Member of the Ghana Parliament for Agona East
- In office 7 January 1993 – 6 January 2001
- Succeeded by: Kwaku Adu Yeboah
- Majority: 4,731 (19.2%)

Ashanti Regional Minister
- In office 1998 – 4 November 1999
- President: Jerry Rawlings
- Succeeded by: Samuel Nuamah-Donkoh

Personal details
- Born: 16 August 1945 (age 80) Agona Duakwa, Ghana
- Party: National Democratic Congress
- Spouse(s): Susan Roseline Esi Thompson (deceased) Ekua Essandoh (deceased)
- Children: Esi Yankah Dr. Abena Yankah Maame Yankah
- Alma mater: University of Ghana

= Kojo Yankah =

Ghanaian politician (born 1945)

Kojo Acquah Yankah (born 16 August 1945) is a former Member of Parliament in Ghana. He also served as a Minister of State in the Rawlings government. He is the founder and President of the African University College of Communications and is also a former editor of the Daily Graphic, the widest circulation newspaper in Ghana.

==Education==
Kojo Yankah was born at Agona Duakwa in the Agona East District of the Central Region of Ghana. His primary education was in various schools in the Central Region. He attended Adisadel College for his secondary education. He then taught for a few years before proceeding to the University of Ghana, where he graduated with a Bachelor of Arts Honours degree in English.
He pursued further education at the University of Ghana for the Graduate Diploma in Journalism & Communication (1976) and also the M.Phil., African Studies (1988). He also went on Fellowship at the University of Nairobi, Kenya and Cornell University, Cornell, Ithaca, New York, to study Communication Studies for Development.
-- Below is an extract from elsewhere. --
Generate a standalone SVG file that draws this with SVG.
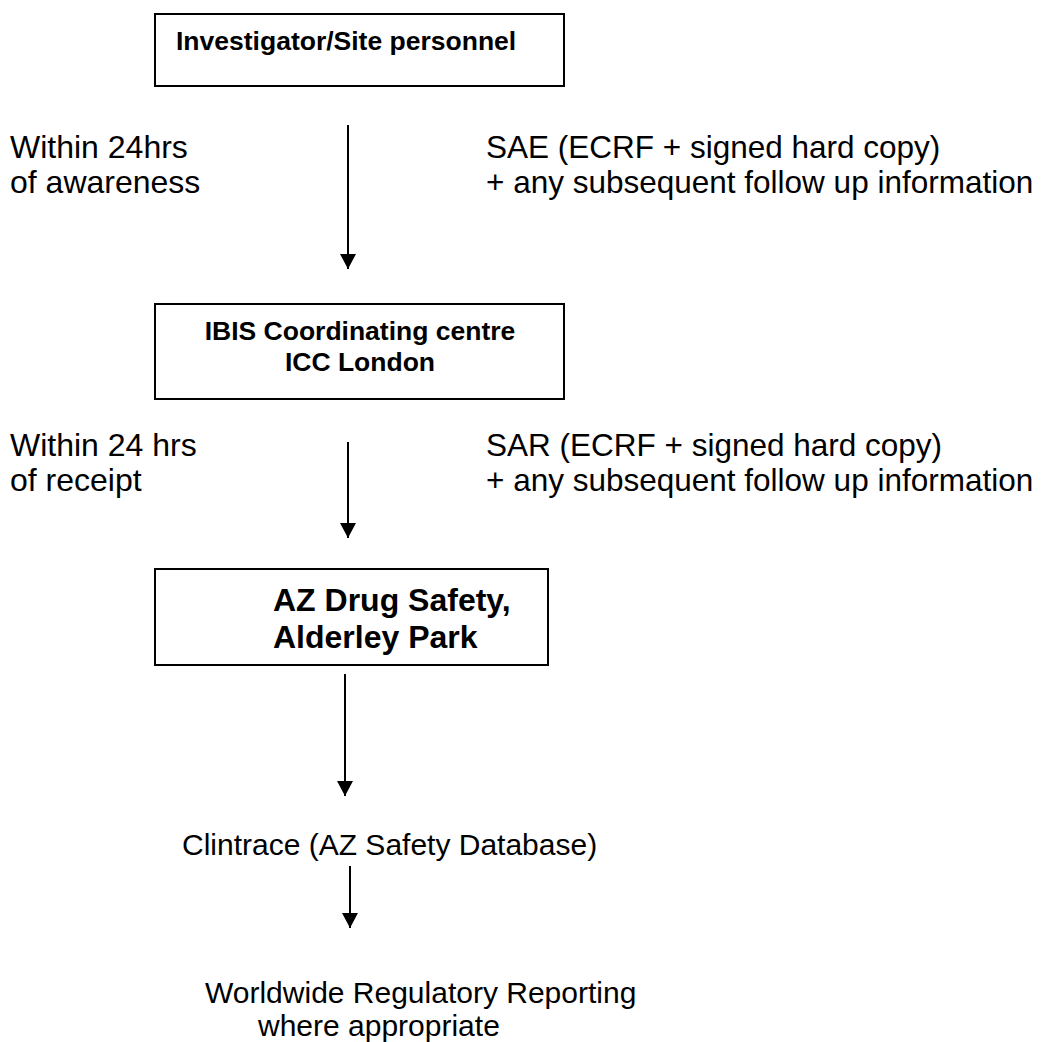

==Communications and Culture==
After graduation, Yankah was invited to teach English at his alma mater Adisadel College for two years. He worked with various government institutions, including the Information Services Department and the Social Security and National Insurance Trust. He was appointed Deputy Public Relations Manager of the Ghana Industrial Holding Corporation (GIHOC) in 1978–1980, after which he resigned to establish his PR firm, Yankah & Associates, from where he also practiced as a freelance Broadcaster, journalist and PR consultant. In 1982, after the Provisional National Defence Council (PNDC) military government came to power, he was appointed editor of the government-owned Daily Graphic newspaper which had the highest circulation in Ghana. He was later appointed Director of the Ghana Institute of Journalism (GIJ) in 1984 until 1993 when he opted to stand for elections and won to become Member of Parliament for Agona East Constituency. The President appointed him Deputy Minister for Information (1993–96), Minister of Central Region (!997-1998), and Minister for Ashanti Region (late 1998 till he resigned from office in December 1999 for personal reasons). He went back to public relations consultancy under Yankah & Associates while planning to establish a Communication institution.
In 2002, he established the Africa Institute of Journalism and Communications which became the African University College of Communications, affiliated to the University of Ghana and with accreditation from the National Accreditation Board in March 2004.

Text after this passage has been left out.